The Voice – Lean a little on the side of love
That lovely song was written and performed by Leanne Murphy, partner to poet Frank Prem. I’ve been singing along with it ever since I heard it. Yet as much as I love the melody and the gorgeous harmonies, it’s the lyrics that bring me out in goosebumps:
It doesn’t take much to show we care
It doesn’t take much to show we hear
It doesn’t take much to make a start
It doesn’t take much to hear the heart
For those not in Australia, ‘the heart’ is the ‘Uluru Statement from the Heart’ in which our First Nations people got together and asked us, the people [not the bloody politicians] to listen so we can all heal from the ravages of the past.
But we can’t listen if our First Nations People don’t have a Voice. Yes, there are lots of small voices, desperately trying to be heard, but they get lost in the noise. One Voice, that cannot be silenced by either political party, would finally give the First Nations Peoples of Australia a say in what happens to them. Not us. Them.
I was born in Hungary and came to Australia in 1957, just after the Hungarian Revolution in which people like my Dad chose to fight back against the Russian occupiers. Imagine if we’d been told, ‘yes, you can come to Australia, but you have to give up everything that makes you who you are – language, history, culture, cuisine, pride – because they’re no good. And after all that, we will decide what help you need. And when. And how.
There is a world of difference between choosing to learn a second language, choosing to learn a second history, choosing to become part of a new culture versus being forced into it.
Yet choice is exactly what Australian governments have always taken away from our First Nations People.
Yes, a lot of money has been spent on the ‘Aboriginal problem’, but where did most of that money end up? Are First Nations People living in McMansions with swimming pools and three car garages?
Excuse me while I laugh.
The truth is that most of that money ended up in the pockets of white contractors, white businesses, white people living a long, long way away from First Nations communities.
Was this just the result of blind paternalism? As in…’Daddy knows best’?
Or were successive governments trying to do something about the appalling life expectancy of First Nations people while at the same time stimulating our economy? Money, money, money…

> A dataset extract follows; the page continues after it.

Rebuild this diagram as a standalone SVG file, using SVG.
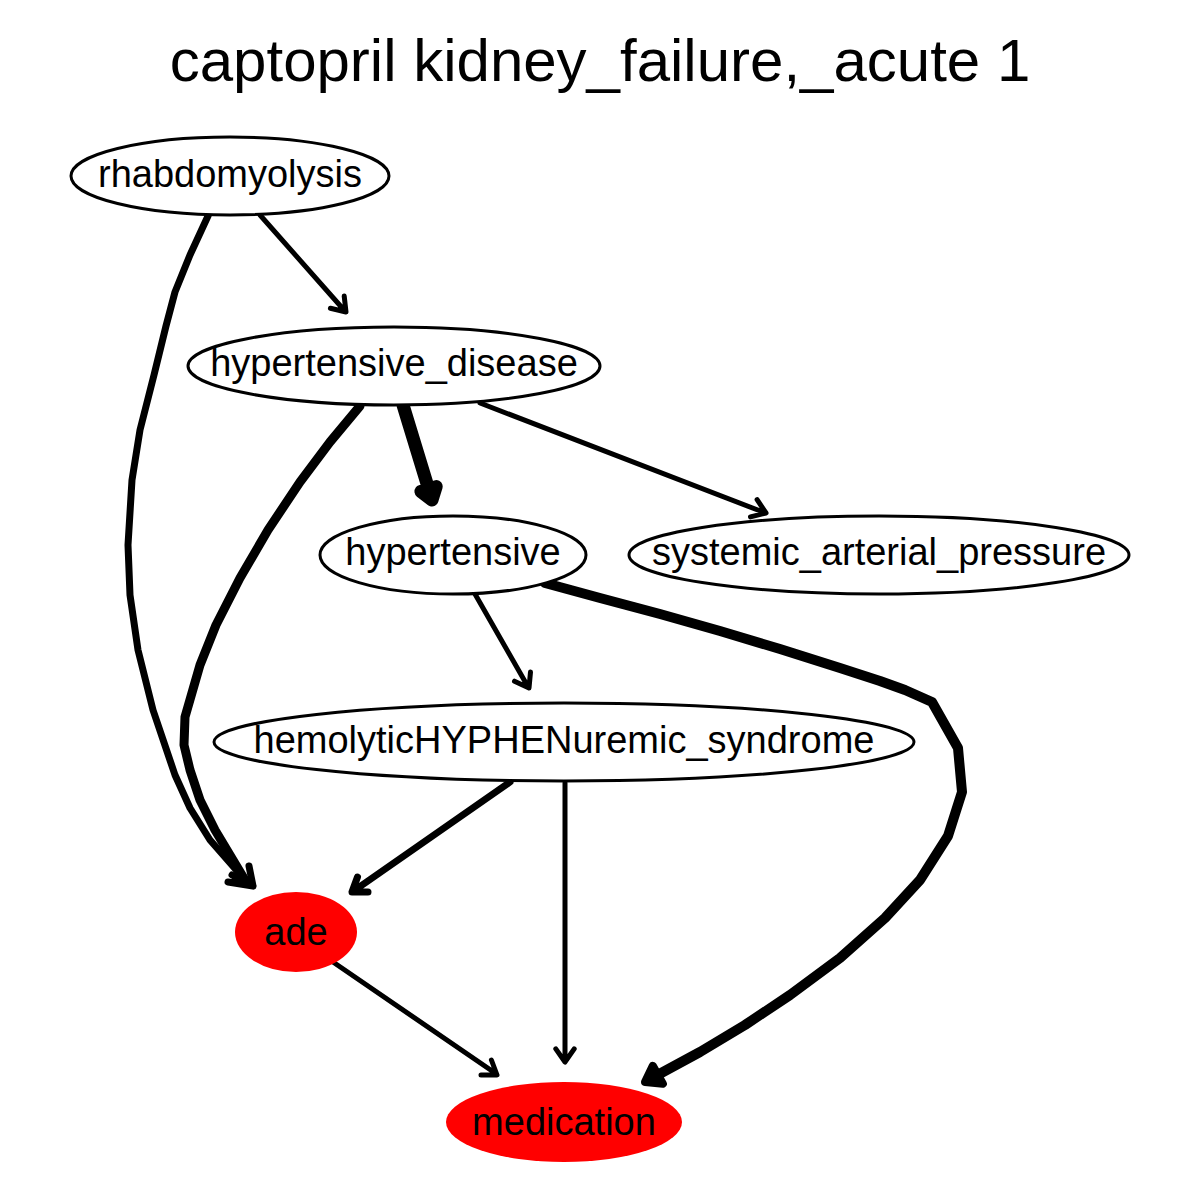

The trouble with all the interventions we have made in First Nations Peoples’ lives is that they simply didn’t work. And they didn’t work because no one in power ever bothered to listen to what First Nations People were trying to tell them.
“Daddy, my feet are bleeding. I need new shoes.”
“No you don’t, you need this nifty toy truck.”
We haven’t made things better. Instead, we’ve done the same things, in the same ways, over and over and over again. And then we’re surprised when we keep getting the same poor result. Duh…
Isn’t it time to try something different? Isn’t it time to finally listen?
Voting ‘Yes’ in the Voice referendum will not hurt White Australia one little bit.
We won’t lose anything.
Instead, we’ll finally have a way of making Daddy listen. We will finally have a way to give our First Nations people what they need instead of what we think they need.
All we have to do is give First Nations People a Voice.
One small ‘Yes’ can do so much.
By contrast, what will a ‘No’ accomplish?
How is business as usual going to make anything better?
Surely a small start is better than no start at all?